How do you get to argue a case at Canada’s Supreme Court? First, one must seek ‘leave to appeal’, permission to argue the case itself, by demonstrating that the case involves a ‘question of public importance’ to be settled by the Court.
If leave is granted, then the case itself gets to be heard.
Last Thursday, in separate filings by Bell and a nationwide consortium of Canada’s major cable companies, the Supreme Court received applications for leave to appeal the CRTC’s August 2019 Decision on Final rates for aggregated wholesale high-speed access services.
The Decision was appealed using all three channels legislatively set out in the Telecom Act: to Cabinet, to the Commission, and to the Court.
Cabinet issued its determination on the appeal in a highly nuanced Order in Council, stating “Canada’s future depends on connectivity”. While Cabinet did not explicitly refer the matter back to the CRTC, the Order clearly sent a signal that “the rates do not, in all instances, appropriately balance the policy objectives of the wholesale services framework and is concerned that these rates may undermine investment in high-quality networks… Incentives for ongoing investment, particularly to foster enhanced connectivity for those who are unserved or underserved, are a critical objective of the overall policies governing telecommunications, including these wholesale rates. Given that the CRTC is already reviewing its decision, it is unnecessary to refer the decision back to the CRTC for reconsideration at this time.”

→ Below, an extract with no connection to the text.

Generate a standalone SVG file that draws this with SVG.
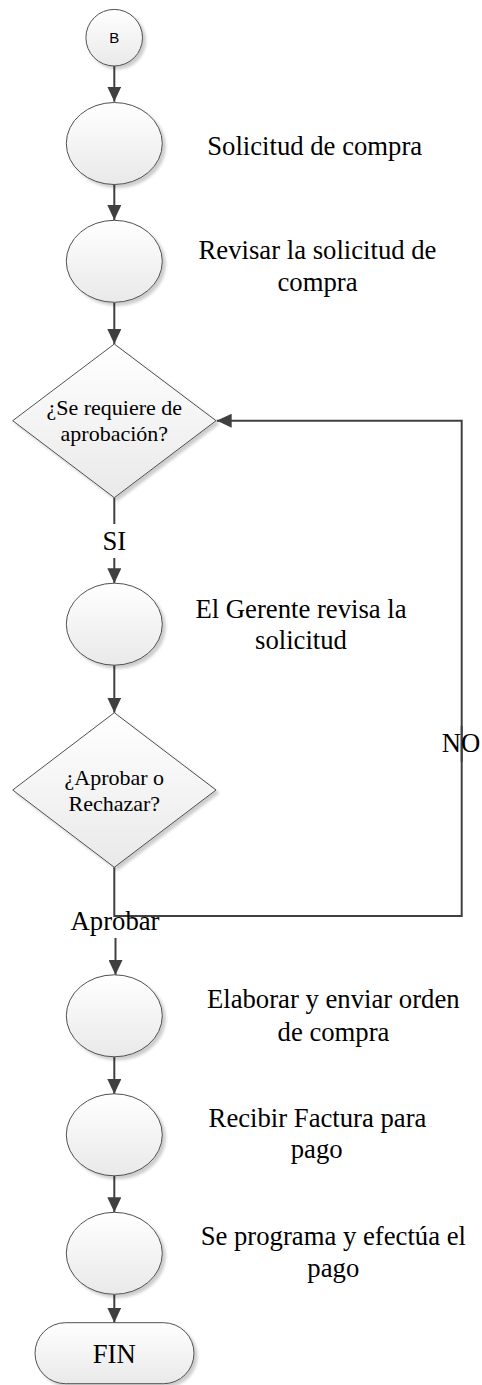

The CRTC has not yet issued a determination on the review of its own decision.
In September, the Federal Court of Appeal dismissed the judicial appeal, which is giving rise to the proposed appeal to the Supreme Court. The judicial appeal route can only examine questions of law or jurisdiction. In this instance, much hinges on whether the CRTC’s ruling conformed with the government’s 2006 Policy Direction.
The Policy Direction requires “the Commission, when relying on regulation, should … specify the telecommunications policy objective that is advanced by those measures and demonstrate their compliance with this Order.”
The Federal Court of Appeal agreed that the CRTC has a “statutory reasons requirement”, an obligation to include sufficient detail in its decisions to enable a reader, and a reviewing court, … to fairly understand the reasoning of the Commission”.
Beyond the rates themselves, a key element of the applications seeking leave to appeal is the question of transparency. “How must administrative tribunals satisfy their duties of transparency and accountability in considering and implementing legally binding legislative and executive policy directives… and how should a reviewing court scrutinize decisions of tribunals that do not satisfy their mandatory duty to consider and implement legally binding legislative and executive policy directives, and explain the manner in which they have done so?”
A year ago, the Supreme Court released decisions on a number of matters related to judicial reviews of administrative tribunals, in what McCarthy’s called a “Super Bowl trilogy.” Those cases clarified a number of matters including a requirement for the decisions of administrative tribunals to be held to a standard of correctness, not simply reasonableness.
A heading in one of the applications describes the current appeal, seeking a standard of transparency, as completing the work of the Court in those 2019 cases.
In my opening remarks at The 2018 Canadian Telecom Summit, I said “In my view, Canadian consumers would be better off if the Policy Direction is a guiding principle in decision making, not just a boilerplate afterthought in decision writing.”
As one of the sets of leave documents states “The unorthodox approach taken by the Federal Court of Appeal in its judgment upholding the Decision gives rise to pressing issues of national and public importance that go to the very heart of the modern Canadian administrative state.”
The issues raised by the proposed appeal are profoundly important. They must not be left unanswered. The stakes are too high, both for the future of the modern administrative state, and for the future of the internet in Canada.
There is no specific timetable for the Supreme Court to Act. It is quite possible, indeed quite likely, the CRTC will issue the decision on its own review prior to the Court even making a determination on whether this case raises “questions of public importance.”
In any case, it seems certain we will see less of a boilerplate affirmation of Policy Direction compliance appended to the end of CRTC Decisions.